Musicianship and intellect combine in tasteful, captivating performances

Dvorak Soltani


The Strad Issue: November 2020

Description: Musicianship and intellect combine in tasteful, captivating performances

Musicians: Kian Soltani (cello) Cellists of the Staatskapelle Berlin, Staatskapelle Berlin/Daniel Barenboim

Works: Dvořák: Cello Concerto in B minor; Lasst mich allein, Goin’ Home, Songs My Mother Taught Me op. 55 no.1; Allegro Moderato from Four Romantic Pieces op.75; Silent Woods op.68 no.5

Catalogue number: DG 483 6090

With such distinguished forces as Daniel Barenboim and the Staatskapelle Berlin at the helm, one is guaranteed a musical journey in a Rolls-Royce in this warmly recorded live performance of the Dvořák Cello Concerto. As expected, the ensemble is really honed, presenting much detail in the orchestral parts. The only slight disappointment comes in the very opening of the work, which sounds a little too weighty and lacks a certain degree of momentum. Nonetheless, Kian Soltani brings eloquence and a tasteful, almost classical delivery to the solo part. His approach offers such a breath of fresh air, eschewing idiosyncratic mannerisms and presenting exquisitely coloured and shaped melodies in an uncluttered manner with an immaculate technical delivery. The fleeting moments of regret are tender and moving – an expressive lyricism that continues in the Adagio and the closing section of the Finale. The tempo is perfectly judged as there is always the sense of moving forward, but not at the expense of passages of repose.

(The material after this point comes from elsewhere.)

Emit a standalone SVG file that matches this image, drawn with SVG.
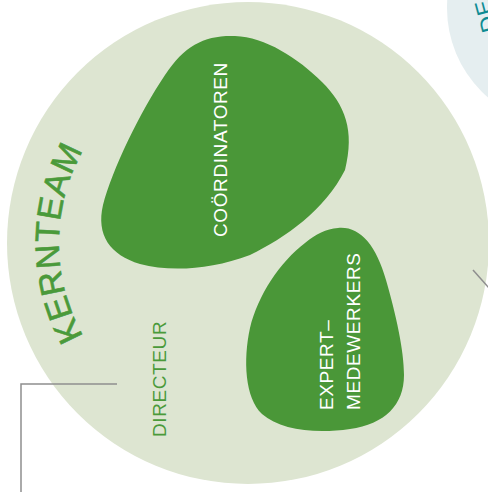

Partnering the Concerto with a set of Dvořák miniatures transcribed for cello ensemble is inspired. The effective arrangement of Lasst mich allein is particularly appropriate as the melody also features in the second movement of the Concerto, but in this particular selection of ‘goodies’, my favourite is undoubtedly the Allegro moderato from the Four Romantic Pieces. This is a gloriously sensitive and captivating performance, with the use of pizzicato in the textures obviating too dense a timbre. Here musicianship and intellect are truly in harness.